Coming from over two decades of vocational ministry and having had to turn in statistics counting the former (speaking to others), but never the latter (listening to others), it makes me wonder:
- Why did I never have a seminary class on listening? There is homiletics and hermeneutics, but what about hearing God? Self? Others? (I did learn how to listen and pay attention to culture in my Intercultural Studies degree and I am learning to listen to "self" in my Spiritual Formation classes at Fox!)

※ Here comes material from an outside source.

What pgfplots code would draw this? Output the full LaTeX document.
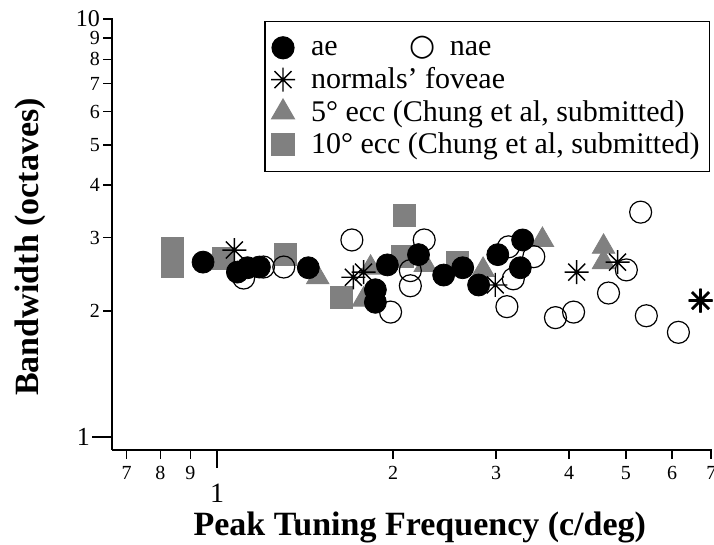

- Theological debates are always verbose - people trying to prove their reasoning and thus "listening" merely to garner points to disprove, with verbosity, anothers' "faulty" reasoning. What would happen, instead, if we listened more to one anothers' hearts than to their reasoning (and our intent to disprove it) alone?
- Jesus never un-welcomed someone for their different theologies (except perhaps the Pharisees) and He was an equal-opportunity listener to those with different genders, economic status, race, nationalities etc. Who do I "instantly" close my ears to because they are different from me?
- Why are new disciples trained to be so wordy in prayers, in teaching, in evangelism and in sharing testimonies? How might discipleship programs teach listening to God, self, culture and others in our quiet times, witnessing, prayer and Home Fellowships/Bible Studies?
- Why is it that I have been taught that my greatest growth as a disciple depends mostly upon listening to other people's sermons, books, seminars, teachings etc? Who teaches the disciple to listen to God in the daily ordinariness of life in nature, self-reflection, good fiction, strangers,dirty diapers etc?
- How can I, like Jesus, join the Father in what He is doing if I do not take time to pay attention to what He is doing? How can I heed His invitations if I cannot hear them? It is far easier to make (and measure) my own plans and ask God to bless them, than to listen to His plans and join Him.
- Why do so many need to pay a professional to "listen" to them when it is our job as the body of Christ to do that for one another?
- What would change if missions organizations had a column in their weekly statistic gathering for "listening" to others in Christ vs. merely speaking to others about Him?
Listening also requires unhurriedness. To be fully present to one another (or even to myself and God) is a rare and wonderful gift! But if I am busy, thinking about what is next on the schedule, I will not listen (nor, consequently, love the other,) well. I am double minded - unstable in all my ways and in what I offer. If I have not cultivated a habit of paying attention to God and my own soul in the quiet times of solitude and silence, I cannot impart the space and energy required to engage in loving others with my ears and heart. People can mince and manipulate words and fake sincerity. You cannot fake being a good listener. It takes time and not a little amount of energy to "hear" beyond what is being said on the surface.
Perhaps that is why in the Old Testament the most often iterated command is: "Hear/Listen."
In the twice daily repeated Jewish Shema (which is, incidentally, the Hebrew word for "hear/listen"), an invitation to Listening and Love are mingled together:
"Hear, O Israel, the Lord our God is One.
Love the Lord your God with all your heart, soul mind and strength."
Deut 6:4
How do we become good at listening/loving?
According to Peterson
- Practice lingering and unhurriedness - with a friend, child, spouse, pet, stranger, elderly person etc. Another offer suggests slowing to look at one thing a day through a magnifying glass - pay attention, do not rush.
- Schedule "margin" in your days so you are not rushing from one thing to the next and thus can linger honestly, sincerely and with focus and enjoyment;
- Cultivate a "listening" prayer life: "I can be active and pray; I can work and pray; but I cannot be busy and pray. I cannot be inwardly rushed, distracted and dispersed. In order to pray I have to be paying more attention to God than to what people are saying to me; to God than to my clamoring ego. Usually for that to happen there must be a deliberate withdrawal from the noise of the day, a disciplined detachment from the insatiable self" (20).
Incidentally, the qualities of Love mentioned in 1 Corinthians 13 seem suspiciously similar to someone who is a good listener:
4Love is patient, love is kind.
It does not envy, it does not boast, it is not proud.
5It is not rude, it is not self-seeking,
it is not easily angered, it keeps no record of wrongs.
6Love does not delight in evil but rejoices with the truth.
7It always protects, always trusts, always hopes, always perseveres.